Determine which lines of the records include the word "that", and copy them.
#####
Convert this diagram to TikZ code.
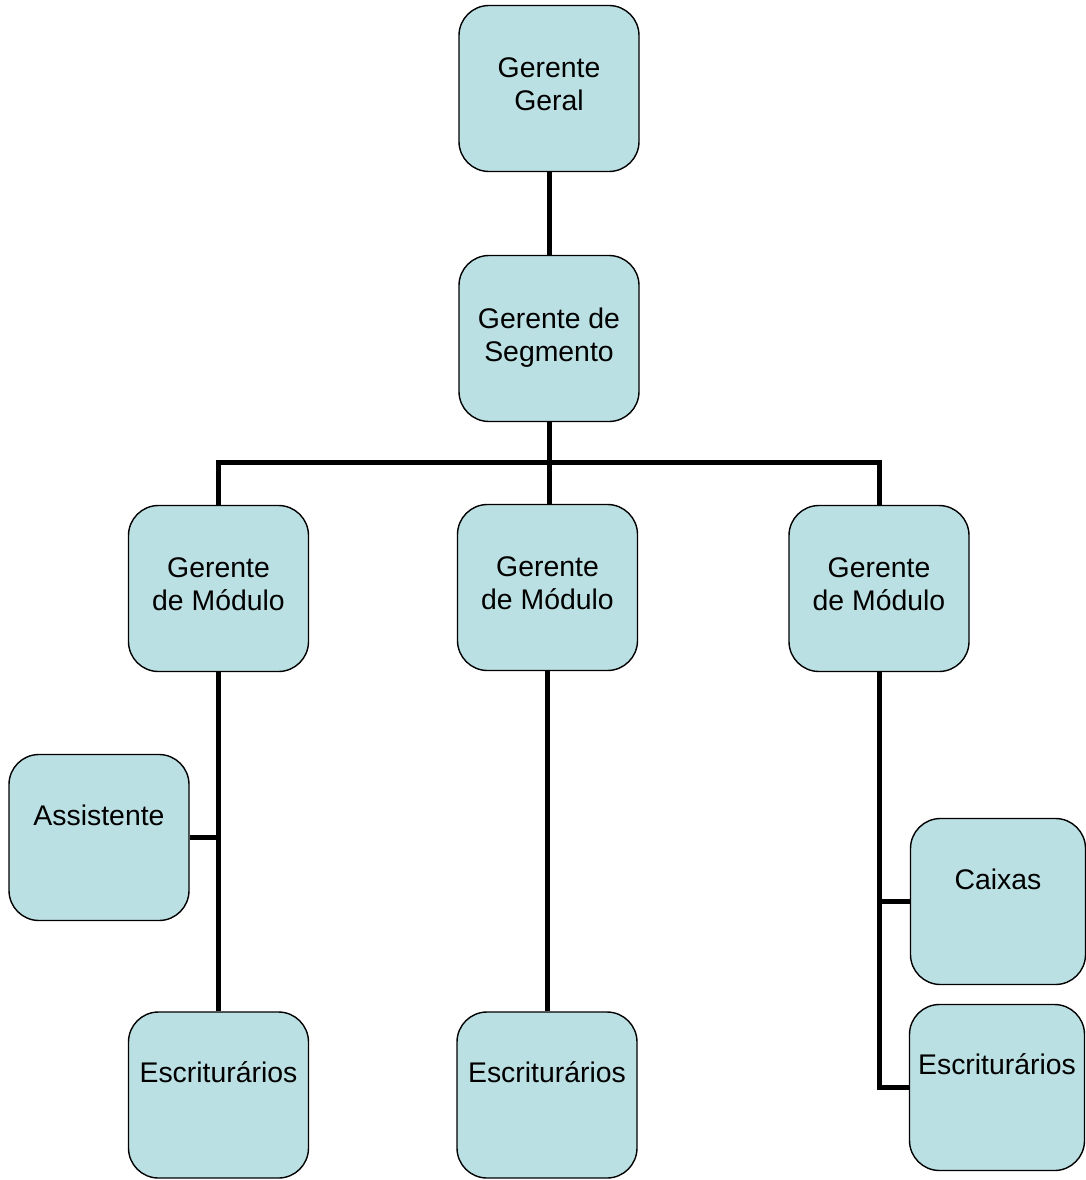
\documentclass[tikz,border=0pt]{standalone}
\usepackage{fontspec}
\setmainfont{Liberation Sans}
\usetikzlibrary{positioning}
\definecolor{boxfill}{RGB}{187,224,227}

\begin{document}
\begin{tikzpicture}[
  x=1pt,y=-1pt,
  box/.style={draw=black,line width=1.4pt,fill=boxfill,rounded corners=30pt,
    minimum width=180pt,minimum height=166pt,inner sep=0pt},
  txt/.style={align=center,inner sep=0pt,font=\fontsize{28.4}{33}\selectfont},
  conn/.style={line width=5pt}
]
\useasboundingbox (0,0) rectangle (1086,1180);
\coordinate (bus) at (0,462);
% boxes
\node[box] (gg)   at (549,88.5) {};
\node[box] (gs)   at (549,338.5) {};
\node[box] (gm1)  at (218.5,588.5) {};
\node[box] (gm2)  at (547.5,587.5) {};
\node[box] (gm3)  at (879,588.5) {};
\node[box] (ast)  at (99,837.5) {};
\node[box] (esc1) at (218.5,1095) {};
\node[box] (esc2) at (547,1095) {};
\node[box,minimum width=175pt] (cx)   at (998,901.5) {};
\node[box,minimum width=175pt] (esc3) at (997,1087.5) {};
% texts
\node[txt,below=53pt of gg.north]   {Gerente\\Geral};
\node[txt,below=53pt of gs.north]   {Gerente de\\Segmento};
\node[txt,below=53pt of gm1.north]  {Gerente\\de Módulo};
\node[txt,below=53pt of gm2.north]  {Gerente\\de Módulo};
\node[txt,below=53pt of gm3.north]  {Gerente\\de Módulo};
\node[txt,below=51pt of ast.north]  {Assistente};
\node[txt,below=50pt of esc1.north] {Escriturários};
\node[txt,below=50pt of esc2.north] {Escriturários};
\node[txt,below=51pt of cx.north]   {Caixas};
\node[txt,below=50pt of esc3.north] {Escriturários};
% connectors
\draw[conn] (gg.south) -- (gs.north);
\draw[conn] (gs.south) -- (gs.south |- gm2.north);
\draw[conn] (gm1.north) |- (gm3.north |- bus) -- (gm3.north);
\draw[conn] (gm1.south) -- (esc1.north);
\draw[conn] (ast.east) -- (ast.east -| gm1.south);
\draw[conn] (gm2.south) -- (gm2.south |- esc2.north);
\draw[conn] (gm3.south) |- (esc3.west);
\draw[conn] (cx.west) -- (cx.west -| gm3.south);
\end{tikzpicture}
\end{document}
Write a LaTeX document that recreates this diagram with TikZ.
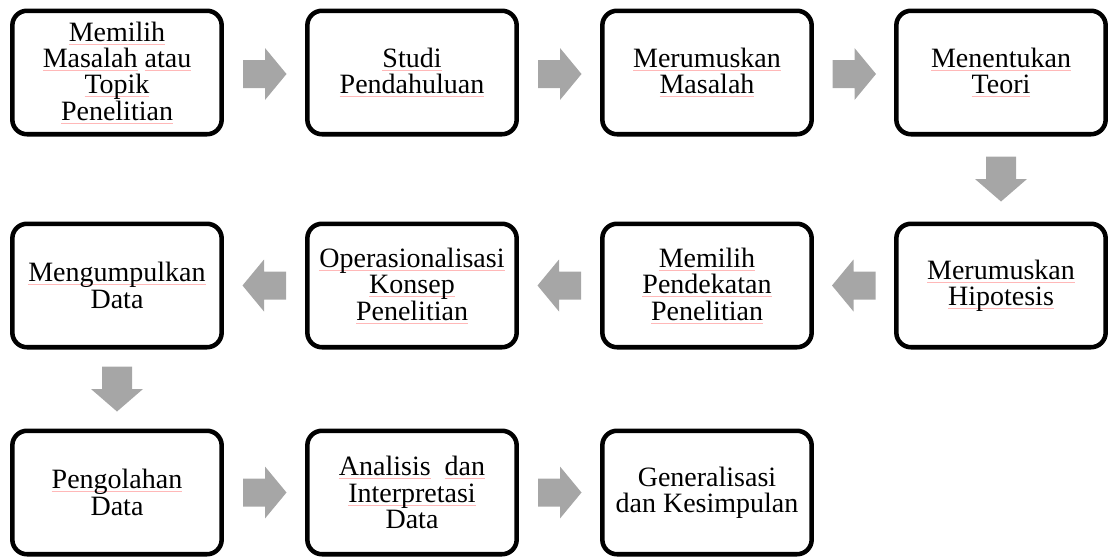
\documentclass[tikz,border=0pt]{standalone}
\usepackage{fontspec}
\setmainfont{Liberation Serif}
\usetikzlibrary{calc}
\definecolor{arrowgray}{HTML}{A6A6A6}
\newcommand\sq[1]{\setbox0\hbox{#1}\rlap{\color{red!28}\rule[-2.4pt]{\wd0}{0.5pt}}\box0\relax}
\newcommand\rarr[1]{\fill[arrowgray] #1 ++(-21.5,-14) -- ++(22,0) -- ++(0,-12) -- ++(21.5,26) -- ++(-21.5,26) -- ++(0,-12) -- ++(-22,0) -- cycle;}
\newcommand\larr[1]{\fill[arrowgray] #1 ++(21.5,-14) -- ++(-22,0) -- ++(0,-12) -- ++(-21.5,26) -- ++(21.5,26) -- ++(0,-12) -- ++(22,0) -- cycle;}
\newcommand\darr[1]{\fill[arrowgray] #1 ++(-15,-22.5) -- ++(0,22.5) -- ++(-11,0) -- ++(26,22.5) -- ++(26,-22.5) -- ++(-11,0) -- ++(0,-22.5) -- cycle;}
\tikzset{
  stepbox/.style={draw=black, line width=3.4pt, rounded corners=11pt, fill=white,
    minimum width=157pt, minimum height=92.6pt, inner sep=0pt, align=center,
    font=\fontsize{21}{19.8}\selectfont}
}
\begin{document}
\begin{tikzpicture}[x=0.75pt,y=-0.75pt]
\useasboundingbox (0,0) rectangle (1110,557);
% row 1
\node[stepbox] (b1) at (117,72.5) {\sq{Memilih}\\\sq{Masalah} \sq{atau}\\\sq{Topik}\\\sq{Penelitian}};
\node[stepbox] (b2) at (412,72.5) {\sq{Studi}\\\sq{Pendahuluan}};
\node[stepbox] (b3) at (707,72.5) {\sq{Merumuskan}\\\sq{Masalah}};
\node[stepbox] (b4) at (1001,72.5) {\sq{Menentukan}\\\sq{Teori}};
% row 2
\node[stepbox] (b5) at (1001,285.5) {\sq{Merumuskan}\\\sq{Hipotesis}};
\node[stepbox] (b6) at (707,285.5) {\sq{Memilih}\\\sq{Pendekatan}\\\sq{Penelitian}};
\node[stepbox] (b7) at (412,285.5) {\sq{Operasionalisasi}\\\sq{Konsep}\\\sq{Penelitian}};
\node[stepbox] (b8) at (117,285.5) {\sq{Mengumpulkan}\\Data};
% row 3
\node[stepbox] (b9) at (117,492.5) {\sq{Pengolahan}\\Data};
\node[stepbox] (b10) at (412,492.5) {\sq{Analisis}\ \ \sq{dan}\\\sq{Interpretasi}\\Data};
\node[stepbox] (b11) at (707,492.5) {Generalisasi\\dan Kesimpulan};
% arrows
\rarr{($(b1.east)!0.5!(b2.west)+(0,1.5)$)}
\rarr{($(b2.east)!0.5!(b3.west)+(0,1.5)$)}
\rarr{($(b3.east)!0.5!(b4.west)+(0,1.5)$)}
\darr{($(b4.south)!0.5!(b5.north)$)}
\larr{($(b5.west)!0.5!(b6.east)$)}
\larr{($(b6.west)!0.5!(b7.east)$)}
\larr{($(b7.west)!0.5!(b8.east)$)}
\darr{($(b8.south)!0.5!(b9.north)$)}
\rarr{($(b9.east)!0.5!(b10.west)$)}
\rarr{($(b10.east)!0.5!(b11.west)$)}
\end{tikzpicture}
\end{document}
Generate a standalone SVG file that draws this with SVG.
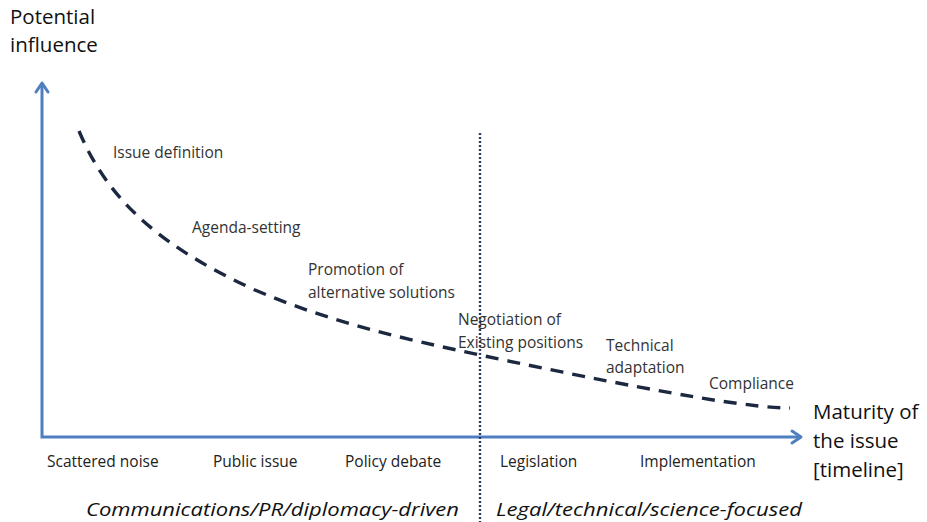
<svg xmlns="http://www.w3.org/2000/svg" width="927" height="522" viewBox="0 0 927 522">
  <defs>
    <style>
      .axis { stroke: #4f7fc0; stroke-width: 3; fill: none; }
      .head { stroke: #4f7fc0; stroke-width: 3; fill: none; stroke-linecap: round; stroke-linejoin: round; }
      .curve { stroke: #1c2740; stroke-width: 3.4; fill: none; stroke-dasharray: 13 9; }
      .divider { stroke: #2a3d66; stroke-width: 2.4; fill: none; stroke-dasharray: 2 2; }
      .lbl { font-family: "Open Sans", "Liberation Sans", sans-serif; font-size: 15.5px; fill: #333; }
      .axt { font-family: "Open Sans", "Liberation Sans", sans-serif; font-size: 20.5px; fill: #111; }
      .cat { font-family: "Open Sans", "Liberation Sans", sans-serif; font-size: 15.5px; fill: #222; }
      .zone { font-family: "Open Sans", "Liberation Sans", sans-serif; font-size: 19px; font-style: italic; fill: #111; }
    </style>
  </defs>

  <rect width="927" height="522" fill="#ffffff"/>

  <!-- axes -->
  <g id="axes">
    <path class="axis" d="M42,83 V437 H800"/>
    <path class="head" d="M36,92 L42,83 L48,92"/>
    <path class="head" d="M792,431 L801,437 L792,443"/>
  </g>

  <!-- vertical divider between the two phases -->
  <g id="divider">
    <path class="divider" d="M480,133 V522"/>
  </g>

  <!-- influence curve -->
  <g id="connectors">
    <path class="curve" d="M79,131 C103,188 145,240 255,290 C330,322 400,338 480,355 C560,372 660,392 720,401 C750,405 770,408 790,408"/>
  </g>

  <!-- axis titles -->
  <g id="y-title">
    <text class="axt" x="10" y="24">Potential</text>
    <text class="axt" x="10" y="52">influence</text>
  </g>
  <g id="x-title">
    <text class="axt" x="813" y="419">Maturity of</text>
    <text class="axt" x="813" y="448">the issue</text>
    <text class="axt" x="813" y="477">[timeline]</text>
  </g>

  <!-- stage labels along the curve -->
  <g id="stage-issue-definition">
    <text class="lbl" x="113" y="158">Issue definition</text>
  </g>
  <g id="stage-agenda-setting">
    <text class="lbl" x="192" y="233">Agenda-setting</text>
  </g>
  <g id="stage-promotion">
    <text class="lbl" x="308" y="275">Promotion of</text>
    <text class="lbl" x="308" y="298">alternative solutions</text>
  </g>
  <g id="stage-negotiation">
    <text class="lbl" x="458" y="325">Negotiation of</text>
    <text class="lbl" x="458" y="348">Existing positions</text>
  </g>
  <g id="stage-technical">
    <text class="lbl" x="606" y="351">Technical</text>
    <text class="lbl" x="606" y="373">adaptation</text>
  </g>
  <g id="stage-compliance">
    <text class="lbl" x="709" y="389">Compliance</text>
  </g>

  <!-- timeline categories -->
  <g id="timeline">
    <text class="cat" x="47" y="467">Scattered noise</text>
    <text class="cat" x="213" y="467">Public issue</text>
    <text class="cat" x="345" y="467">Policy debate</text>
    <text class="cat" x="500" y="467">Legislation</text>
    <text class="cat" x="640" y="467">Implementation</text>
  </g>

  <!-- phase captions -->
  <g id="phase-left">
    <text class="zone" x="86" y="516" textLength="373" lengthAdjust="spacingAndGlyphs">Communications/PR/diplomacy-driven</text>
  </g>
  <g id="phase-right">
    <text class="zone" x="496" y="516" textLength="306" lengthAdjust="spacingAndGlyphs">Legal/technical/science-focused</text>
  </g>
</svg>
#####
[TASK OUTPUT]:
Write a LaTeX document that recreates this diagram with TikZ.
Generate a standalone SVG file that draws this with SVG.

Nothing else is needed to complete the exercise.